- DATA SHOWN
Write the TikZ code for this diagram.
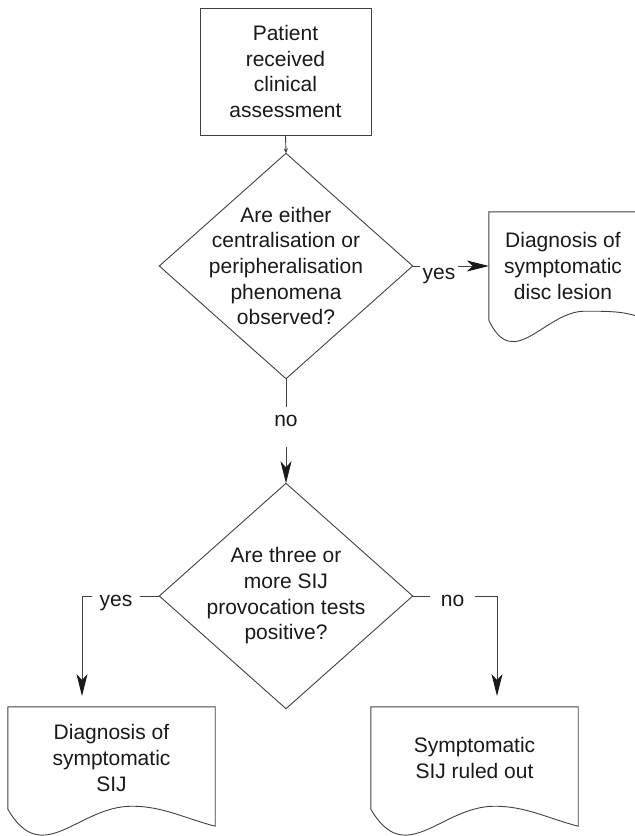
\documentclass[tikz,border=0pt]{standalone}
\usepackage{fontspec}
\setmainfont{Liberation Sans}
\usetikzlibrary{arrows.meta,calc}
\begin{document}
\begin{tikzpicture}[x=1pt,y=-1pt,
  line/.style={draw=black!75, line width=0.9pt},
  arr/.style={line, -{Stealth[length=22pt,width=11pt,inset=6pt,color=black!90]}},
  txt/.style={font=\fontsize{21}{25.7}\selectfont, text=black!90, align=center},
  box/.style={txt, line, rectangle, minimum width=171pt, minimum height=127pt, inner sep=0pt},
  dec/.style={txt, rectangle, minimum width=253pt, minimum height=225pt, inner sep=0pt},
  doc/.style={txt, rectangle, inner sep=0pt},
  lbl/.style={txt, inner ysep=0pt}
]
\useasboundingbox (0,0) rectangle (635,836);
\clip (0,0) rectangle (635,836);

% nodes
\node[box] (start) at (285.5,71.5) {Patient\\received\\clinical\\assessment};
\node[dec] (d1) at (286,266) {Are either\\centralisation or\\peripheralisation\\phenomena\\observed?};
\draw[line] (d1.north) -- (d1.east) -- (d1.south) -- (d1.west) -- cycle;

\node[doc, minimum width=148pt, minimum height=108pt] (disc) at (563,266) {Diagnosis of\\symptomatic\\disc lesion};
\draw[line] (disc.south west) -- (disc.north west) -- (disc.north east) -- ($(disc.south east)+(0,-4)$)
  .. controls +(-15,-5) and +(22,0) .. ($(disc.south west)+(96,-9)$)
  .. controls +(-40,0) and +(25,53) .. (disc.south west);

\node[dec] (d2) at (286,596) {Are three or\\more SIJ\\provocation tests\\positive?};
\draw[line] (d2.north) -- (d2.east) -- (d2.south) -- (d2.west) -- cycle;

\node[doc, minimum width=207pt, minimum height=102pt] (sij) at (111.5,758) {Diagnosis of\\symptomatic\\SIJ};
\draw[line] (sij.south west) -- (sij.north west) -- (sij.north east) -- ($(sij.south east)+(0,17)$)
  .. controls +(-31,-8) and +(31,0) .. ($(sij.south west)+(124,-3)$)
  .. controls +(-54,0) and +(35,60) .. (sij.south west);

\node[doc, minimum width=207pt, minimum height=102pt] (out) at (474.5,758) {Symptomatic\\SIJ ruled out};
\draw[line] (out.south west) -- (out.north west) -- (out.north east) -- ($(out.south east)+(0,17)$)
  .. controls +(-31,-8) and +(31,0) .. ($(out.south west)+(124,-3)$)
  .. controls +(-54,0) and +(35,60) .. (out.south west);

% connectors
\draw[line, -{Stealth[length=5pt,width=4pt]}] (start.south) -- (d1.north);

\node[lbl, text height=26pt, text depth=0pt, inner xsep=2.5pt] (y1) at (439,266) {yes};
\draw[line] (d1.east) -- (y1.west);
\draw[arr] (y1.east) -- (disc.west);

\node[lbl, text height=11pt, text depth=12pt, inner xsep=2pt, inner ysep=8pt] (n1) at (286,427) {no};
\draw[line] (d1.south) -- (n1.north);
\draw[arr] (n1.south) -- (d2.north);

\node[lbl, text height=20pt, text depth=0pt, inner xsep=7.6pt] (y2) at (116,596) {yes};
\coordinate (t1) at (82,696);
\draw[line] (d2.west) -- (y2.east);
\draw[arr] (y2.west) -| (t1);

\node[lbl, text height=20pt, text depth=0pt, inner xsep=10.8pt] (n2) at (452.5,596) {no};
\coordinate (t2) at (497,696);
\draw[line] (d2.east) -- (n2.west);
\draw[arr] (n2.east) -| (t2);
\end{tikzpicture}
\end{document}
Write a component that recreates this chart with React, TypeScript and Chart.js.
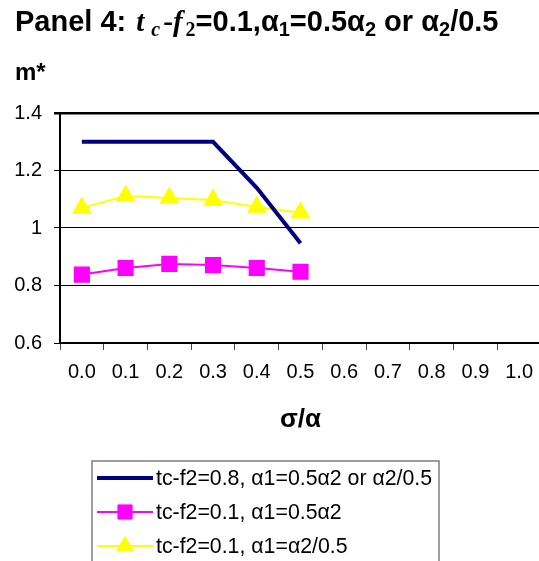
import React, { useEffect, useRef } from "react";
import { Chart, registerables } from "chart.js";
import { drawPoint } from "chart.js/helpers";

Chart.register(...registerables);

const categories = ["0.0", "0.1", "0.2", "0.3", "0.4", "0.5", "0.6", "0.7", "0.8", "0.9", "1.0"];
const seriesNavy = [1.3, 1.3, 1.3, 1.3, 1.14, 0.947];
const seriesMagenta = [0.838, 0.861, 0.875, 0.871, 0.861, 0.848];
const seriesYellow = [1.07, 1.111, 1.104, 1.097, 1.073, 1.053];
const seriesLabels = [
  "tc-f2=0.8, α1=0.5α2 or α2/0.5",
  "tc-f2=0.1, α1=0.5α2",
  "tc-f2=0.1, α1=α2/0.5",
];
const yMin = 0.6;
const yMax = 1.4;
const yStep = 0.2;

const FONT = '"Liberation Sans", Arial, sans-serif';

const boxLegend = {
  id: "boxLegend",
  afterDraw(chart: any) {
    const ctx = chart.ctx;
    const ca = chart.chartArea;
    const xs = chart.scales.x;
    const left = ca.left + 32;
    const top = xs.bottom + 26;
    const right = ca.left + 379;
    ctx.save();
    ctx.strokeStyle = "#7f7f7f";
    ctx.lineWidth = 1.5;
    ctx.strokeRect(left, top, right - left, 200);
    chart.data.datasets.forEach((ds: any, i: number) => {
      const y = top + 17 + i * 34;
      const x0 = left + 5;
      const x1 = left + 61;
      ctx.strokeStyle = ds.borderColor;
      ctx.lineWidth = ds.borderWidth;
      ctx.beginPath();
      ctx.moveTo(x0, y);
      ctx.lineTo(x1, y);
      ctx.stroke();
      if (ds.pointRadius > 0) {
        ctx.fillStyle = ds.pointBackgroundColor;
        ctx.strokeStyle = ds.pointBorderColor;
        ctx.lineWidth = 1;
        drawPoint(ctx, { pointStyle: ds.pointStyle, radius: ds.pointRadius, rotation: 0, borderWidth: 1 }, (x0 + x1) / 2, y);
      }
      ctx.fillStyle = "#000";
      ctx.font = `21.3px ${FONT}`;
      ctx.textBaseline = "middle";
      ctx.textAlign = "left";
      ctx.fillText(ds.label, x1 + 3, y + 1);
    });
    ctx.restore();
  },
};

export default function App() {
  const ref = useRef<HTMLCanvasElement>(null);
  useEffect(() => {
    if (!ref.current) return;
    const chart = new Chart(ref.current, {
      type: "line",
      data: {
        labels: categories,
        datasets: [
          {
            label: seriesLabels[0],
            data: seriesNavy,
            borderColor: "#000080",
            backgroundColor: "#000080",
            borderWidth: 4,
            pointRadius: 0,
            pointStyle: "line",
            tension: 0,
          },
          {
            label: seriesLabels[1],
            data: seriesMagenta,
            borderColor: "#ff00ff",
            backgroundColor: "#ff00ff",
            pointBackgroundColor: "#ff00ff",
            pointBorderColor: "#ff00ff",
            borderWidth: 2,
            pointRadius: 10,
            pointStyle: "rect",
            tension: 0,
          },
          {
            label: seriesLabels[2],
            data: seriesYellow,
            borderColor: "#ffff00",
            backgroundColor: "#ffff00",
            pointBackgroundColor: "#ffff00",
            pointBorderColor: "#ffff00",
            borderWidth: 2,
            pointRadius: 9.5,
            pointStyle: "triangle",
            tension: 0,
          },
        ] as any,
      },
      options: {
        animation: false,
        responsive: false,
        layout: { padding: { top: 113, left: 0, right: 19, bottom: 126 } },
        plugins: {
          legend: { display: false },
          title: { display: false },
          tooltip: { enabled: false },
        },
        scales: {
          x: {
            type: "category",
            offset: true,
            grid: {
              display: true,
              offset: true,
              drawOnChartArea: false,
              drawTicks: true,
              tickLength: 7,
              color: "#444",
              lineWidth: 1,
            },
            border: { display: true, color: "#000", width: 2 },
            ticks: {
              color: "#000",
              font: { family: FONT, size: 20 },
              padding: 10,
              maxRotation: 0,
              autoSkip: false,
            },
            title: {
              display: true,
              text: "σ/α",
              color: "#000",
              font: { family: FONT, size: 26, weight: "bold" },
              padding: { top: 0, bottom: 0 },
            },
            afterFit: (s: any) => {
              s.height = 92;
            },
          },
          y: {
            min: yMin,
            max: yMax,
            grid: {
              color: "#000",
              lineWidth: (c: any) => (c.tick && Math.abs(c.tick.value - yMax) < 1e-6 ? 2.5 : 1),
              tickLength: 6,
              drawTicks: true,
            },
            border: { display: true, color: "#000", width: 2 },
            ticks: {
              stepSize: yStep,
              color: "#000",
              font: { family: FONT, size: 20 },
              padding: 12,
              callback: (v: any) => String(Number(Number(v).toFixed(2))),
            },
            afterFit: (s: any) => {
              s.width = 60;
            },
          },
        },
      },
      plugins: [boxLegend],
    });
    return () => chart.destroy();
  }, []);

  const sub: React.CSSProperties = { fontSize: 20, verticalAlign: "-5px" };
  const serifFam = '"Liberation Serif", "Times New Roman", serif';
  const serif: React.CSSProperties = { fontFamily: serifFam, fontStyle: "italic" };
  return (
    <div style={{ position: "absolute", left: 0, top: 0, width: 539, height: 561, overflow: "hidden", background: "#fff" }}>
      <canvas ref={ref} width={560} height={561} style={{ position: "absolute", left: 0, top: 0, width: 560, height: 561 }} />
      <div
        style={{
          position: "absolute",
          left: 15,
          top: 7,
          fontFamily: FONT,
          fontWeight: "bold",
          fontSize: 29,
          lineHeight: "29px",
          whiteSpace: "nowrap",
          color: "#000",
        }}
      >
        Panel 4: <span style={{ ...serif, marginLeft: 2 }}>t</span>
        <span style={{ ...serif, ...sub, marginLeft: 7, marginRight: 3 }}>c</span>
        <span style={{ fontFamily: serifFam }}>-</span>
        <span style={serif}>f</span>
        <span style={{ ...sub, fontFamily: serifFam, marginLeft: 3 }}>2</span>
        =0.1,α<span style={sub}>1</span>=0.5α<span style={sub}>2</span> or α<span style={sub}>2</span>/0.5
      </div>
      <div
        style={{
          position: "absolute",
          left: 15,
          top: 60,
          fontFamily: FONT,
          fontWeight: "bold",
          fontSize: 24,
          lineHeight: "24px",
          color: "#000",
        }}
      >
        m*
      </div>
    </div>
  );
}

--

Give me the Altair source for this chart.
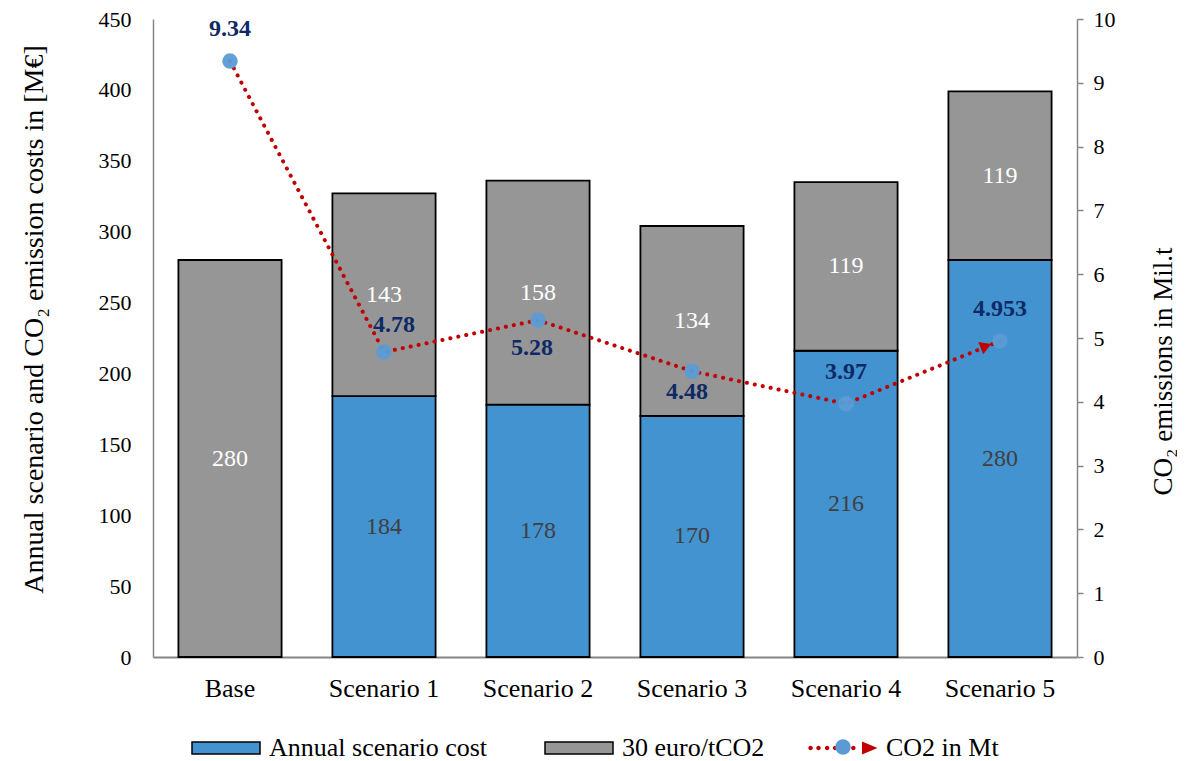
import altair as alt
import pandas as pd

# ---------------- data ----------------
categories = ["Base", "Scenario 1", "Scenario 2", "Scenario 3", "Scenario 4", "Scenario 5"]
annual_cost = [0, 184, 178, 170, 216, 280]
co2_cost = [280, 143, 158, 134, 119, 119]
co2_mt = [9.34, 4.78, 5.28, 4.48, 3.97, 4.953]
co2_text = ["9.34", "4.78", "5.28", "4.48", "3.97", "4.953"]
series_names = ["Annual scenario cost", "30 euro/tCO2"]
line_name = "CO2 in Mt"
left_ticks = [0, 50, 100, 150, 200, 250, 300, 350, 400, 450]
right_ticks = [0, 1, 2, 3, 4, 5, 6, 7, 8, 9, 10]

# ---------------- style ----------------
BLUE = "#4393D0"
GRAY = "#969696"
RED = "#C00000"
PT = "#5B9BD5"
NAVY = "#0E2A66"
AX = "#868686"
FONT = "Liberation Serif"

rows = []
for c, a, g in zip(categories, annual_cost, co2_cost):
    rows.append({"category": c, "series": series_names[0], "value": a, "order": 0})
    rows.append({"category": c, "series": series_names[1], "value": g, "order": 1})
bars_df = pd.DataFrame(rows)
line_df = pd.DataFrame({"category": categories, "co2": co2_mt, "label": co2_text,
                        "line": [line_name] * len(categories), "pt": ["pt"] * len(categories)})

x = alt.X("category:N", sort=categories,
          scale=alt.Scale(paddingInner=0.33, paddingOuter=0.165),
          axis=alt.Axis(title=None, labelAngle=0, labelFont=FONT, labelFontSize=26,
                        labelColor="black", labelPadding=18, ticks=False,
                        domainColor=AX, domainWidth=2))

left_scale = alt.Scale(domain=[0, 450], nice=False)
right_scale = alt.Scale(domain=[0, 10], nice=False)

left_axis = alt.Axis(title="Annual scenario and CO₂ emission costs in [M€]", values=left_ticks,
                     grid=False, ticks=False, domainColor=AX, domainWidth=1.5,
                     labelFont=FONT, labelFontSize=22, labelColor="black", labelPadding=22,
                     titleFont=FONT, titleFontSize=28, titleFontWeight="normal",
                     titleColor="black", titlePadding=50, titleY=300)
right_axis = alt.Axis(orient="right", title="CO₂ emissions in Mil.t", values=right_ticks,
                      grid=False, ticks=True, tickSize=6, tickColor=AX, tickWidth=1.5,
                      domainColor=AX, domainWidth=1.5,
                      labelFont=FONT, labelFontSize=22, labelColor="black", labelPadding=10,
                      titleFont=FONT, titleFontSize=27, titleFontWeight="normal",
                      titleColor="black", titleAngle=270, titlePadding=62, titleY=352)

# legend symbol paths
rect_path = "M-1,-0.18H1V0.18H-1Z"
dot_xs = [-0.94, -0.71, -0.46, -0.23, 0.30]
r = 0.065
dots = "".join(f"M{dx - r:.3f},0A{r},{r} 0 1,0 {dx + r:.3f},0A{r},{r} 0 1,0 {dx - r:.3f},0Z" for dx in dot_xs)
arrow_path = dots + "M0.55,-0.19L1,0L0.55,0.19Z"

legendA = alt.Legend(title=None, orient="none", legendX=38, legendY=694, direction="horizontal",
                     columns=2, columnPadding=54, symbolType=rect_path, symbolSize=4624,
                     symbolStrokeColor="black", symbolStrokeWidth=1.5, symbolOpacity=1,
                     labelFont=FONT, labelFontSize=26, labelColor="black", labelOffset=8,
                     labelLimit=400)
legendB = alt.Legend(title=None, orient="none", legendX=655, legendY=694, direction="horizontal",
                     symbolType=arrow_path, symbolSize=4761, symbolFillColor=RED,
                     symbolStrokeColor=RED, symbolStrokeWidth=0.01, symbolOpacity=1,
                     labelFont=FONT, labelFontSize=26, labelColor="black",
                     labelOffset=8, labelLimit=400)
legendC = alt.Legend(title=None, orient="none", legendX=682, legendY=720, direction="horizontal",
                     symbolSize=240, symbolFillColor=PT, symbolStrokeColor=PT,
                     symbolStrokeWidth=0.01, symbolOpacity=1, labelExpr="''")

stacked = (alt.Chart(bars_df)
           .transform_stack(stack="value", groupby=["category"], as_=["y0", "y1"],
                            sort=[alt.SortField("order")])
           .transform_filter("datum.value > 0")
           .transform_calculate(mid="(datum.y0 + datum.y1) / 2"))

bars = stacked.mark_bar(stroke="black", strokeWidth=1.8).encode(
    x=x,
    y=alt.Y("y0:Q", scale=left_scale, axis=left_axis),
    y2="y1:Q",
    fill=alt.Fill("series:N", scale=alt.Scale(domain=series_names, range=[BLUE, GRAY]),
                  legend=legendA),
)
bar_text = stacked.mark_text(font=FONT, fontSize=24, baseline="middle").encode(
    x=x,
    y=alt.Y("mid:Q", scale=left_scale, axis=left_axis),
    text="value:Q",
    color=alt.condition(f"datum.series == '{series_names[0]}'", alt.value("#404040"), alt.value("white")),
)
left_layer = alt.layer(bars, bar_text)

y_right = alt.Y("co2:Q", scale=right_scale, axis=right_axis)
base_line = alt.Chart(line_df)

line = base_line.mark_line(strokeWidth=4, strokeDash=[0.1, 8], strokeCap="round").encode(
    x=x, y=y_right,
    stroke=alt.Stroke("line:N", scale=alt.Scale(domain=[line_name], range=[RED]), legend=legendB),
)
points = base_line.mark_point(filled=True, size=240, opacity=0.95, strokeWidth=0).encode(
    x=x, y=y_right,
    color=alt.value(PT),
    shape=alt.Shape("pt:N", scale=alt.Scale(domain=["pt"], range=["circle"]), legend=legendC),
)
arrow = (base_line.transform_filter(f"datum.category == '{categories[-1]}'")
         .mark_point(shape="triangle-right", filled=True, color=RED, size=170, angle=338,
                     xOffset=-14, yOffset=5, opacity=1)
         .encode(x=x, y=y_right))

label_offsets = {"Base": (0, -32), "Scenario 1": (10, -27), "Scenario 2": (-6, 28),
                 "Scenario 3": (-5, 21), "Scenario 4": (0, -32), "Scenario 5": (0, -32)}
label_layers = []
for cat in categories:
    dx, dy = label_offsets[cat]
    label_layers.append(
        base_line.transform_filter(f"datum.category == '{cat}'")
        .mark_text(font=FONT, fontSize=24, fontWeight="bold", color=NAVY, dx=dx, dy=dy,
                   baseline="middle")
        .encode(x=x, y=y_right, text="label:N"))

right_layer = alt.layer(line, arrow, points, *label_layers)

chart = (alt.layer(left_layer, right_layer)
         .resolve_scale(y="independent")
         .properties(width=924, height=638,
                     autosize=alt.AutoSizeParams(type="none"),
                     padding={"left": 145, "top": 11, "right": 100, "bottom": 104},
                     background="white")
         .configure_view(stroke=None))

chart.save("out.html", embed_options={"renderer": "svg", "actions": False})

- WHAT IS NEEDED
Extract every line that has the string "React" in it.

- WRITTEN REPLY
Write a component that recreates this chart with React, TypeScript and Chart.js.
import React, { useEffect, useRef } from "react";
  const sub: React.CSSProperties = { fontSize: 20, verticalAlign: "-5px" };
  const serif: React.CSSProperties = { fontFamily: serifFam, fontStyle: "italic" };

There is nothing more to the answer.